Frictional drag forces from the Earth’s atmosphere had gradually lowered the ship’s orbit in the past two months to the point of no return after all attempts to fire the thrusters and raise the orbit utterly failed.
Phobos-Grunt spacecraft being encapsulated inside the nose cone by technicians at the Baikonur Cosmodrome prior to Nov. 9, 2011 blastoff. Credit: Roscosmos
It’s a sad end to Russia’s attempts to restart their long dormant interplanetary space science program.
The $165 mission was Russia’s first Mars launch in more than 15 years.
Roscosmos had stated that the Atlantic Ocean – to the west of Africa – was at the center of the predicted crash zone.
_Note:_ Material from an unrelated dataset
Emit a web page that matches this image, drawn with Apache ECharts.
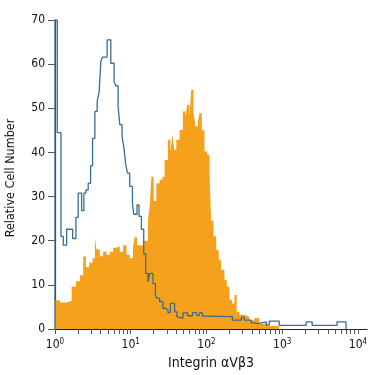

But nothing was certain and the probe had the possibility to crash sooner, perhaps over the Pacific Ocean or South America or later over Africa, Europe or Russia.
Roscosmos had predicted the time of the plunge to Earth to be from 12:50 p.m. EST and 1:34 p.m. EST (1750 to 1834 GMT) or 21:50 to 22: 34 Moscow time on January 15. The last orbit carried the probe over the Pacific Ocean towards South America on a northeasterly heading.
Russia enlisted assistance from ESA and the US in a bid to contact the probe to reorient itself and fire up its engines for a belated journey to the Red Planet. Other than extremely brief signals the efforts proved futile and today’s Pacific plunge is the unfortunate end result.
Hopefully the Russians will not give up in despair, but rather fix the flaws and launch an exciting new Mars mission.
NASA has had better luck with their Mars mission this season.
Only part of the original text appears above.